»»

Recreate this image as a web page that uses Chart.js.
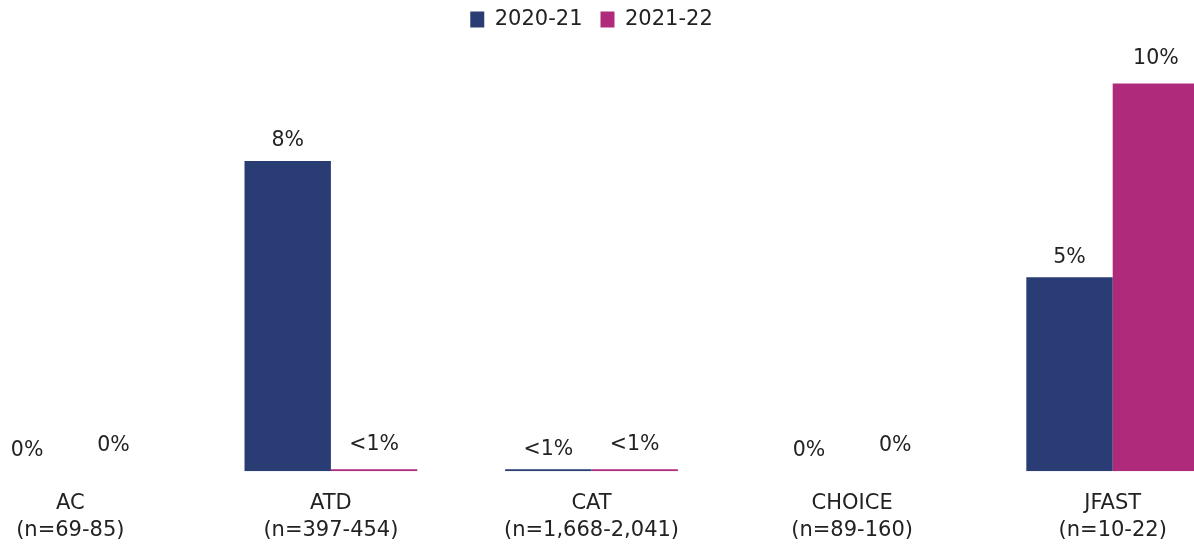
<!DOCTYPE html>
<html>
<head>
<meta charset="utf-8">
<script src="https://cdn.jsdelivr.net/npm/chart.js@4"></script>
<style>
  html, body { margin: 0; padding: 0; background: #fff; overflow: hidden; }
  #frame { position: relative; width: 1194px; height: 545px; overflow: hidden; }
  #wrap { position: absolute; left: -60px; top: 0; width: 1340px; height: 555px; }
</style>
</head>
<body>
<div id="frame"><div id="wrap"><canvas id="chart" width="1340" height="555"></canvas></div></div>
<script>
const categories = [
  ['AC', '(n=69-85)'],
  ['ATD', '(n=397-454)'],
  ['CAT', '(n=1,668-2,041)'],
  ['CHOICE', '(n=89-160)'],
  ['JFAST', '(n=10-22)']
];
const series2021 = [0, 8, 0.05, 0, 5];
const series2122 = [0, 0.05, 0.05, 0, 10];
const labels2021 = ['0%', '8%', '<1%', '0%', '5%'];
const labels2122 = ['0%', '<1%', '<1%', '0%', '10%'];

const FONT = '"DejaVu Sans", sans-serif';
const TEXT = '#222';

// draws the value text above each bar
const valueLabels = {
  id: 'valueLabels',
  afterDatasetsDraw(chart) {
    const c = chart.ctx;
    c.save();
    c.font = '20.5px ' + FONT;
    c.fillStyle = TEXT;
    c.textAlign = 'center';
    c.textBaseline = 'middle';
    chart.data.datasets.forEach((ds, i) => {
      const meta = chart.getDatasetMeta(i);
      const lift = i === 0 ? 20 : 25;
      meta.data.forEach((bar, j) => {
        c.fillText(ds.valueText[j], bar.x, bar.y - lift);
      });
    });
    c.restore();
  }
};

new Chart(document.getElementById('chart').getContext('2d'), {
  type: 'bar',
  data: {
    labels: categories,
    datasets: [
      { label: '2020-21', data: series2021, valueText: labels2021, backgroundColor: '#293C74' },
      { label: '2021-22', data: series2122, valueText: labels2122, backgroundColor: '#AF2A7B' }
    ]
  },
  options: {
    animation: false,
    responsive: false,
    layout: { padding: { left: 0, right: 37, top: -9, bottom: 0 } },
    datasets: { bar: { categoryPercentage: 0.663, barPercentage: 1.0 } },
    scales: {
      x: {
        grid: { display: false },
        border: { display: false },
        ticks: { color: TEXT, font: { family: FONT, size: 21, lineHeight: 1.33 }, padding: 10 }
      },
      y: { display: false, min: 0, max: 11.12 }
    },
    plugins: {
      legend: {
        position: 'top',
        labels: { color: TEXT, font: { family: FONT, size: 21 }, boxWidth: 14, boxHeight: 16, padding: 18 }
      },
      tooltip: { enabled: false }
    }
  },
  plugins: [valueLabels]
});
</script>
</body>
</html>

««

→ Exercise goal:
Every line above should be repeated exactly; pictures stay out of the copy.

→ Exercise output:
Recreate this image as a web page that uses Chart.js.
<!DOCTYPE html>
<html>
<head>
<meta charset="utf-8">
<script src="https://cdn.jsdelivr.net/npm/chart.js@4"></script>
<style>
  html, body { margin: 0; padding: 0; background: #fff; overflow: hidden; }
  #frame { position: relative; width: 1194px; height: 545px; overflow: hidden; }
  #wrap { position: absolute; left: -60px; top: 0; width: 1340px; height: 555px; }
</style>
</head>
<body>
<div id="frame"><div id="wrap"><canvas id="chart" width="1340" height="555"></canvas></div></div>
<script>
const categories = [
  ['AC', '(n=69-85)'],
  ['ATD', '(n=397-454)'],
  ['CAT', '(n=1,668-2,041)'],
  ['CHOICE', '(n=89-160)'],
  ['JFAST', '(n=10-22)']
];
const series2021 = [0, 8, 0.05, 0, 5];
const series2122 = [0, 0.05, 0.05, 0, 10];
const labels2021 = ['0%', '8%', '<1%', '0%', '5%'];
const labels2122 = ['0%', '<1%', '<1%', '0%', '10%'];

const FONT = '"DejaVu Sans", sans-serif';
const TEXT = '#222';

// draws the value text above each bar
const valueLabels = {
  id: 'valueLabels',
  afterDatasetsDraw(chart) {
    const c = chart.ctx;
    c.save();
    c.font = '20.5px ' + FONT;
    c.fillStyle = TEXT;
    c.textAlign = 'center';
    c.textBaseline = 'middle';
    chart.data.datasets.forEach((ds, i) => {
      const meta = chart.getDatasetMeta(i);
      const lift = i === 0 ? 20 : 25;
      meta.data.forEach((bar, j) => {
        c.fillText(ds.valueText[j], bar.x, bar.y - lift);
      });
    });
    c.restore();
  }
};

new Chart(document.getElementById('chart').getContext('2d'), {
  type: 'bar',
  data: {
    labels: categories,
    datasets: [
      { label: '2020-21', data: series2021, valueText: labels2021, backgroundColor: '#293C74' },
      { label: '2021-22', data: series2122, valueText: labels2122, backgroundColor: '#AF2A7B' }
    ]
  },
  options: {
    animation: false,
    responsive: false,
    layout: { padding: { left: 0, right: 37, top: -9, bottom: 0 } },
    datasets: { bar: { categoryPercentage: 0.663, barPercentage: 1.0 } },
    scales: {
      x: {
        grid: { display: false },
        border: { display: false },
        ticks: { color: TEXT, font: { family: FONT, size: 21, lineHeight: 1.33 }, padding: 10 }
      },
      y: { display: false, min: 0, max: 11.12 }
    },
    plugins: {
      legend: {
        position: 'top',
        labels: { color: TEXT, font: { family: FONT, size: 21 }, boxWidth: 14, boxHeight: 16, padding: 18 }
      },
      tooltip: { enabled: false }
    }
  },
  plugins: [valueLabels]
});
</script>
</body>
</html>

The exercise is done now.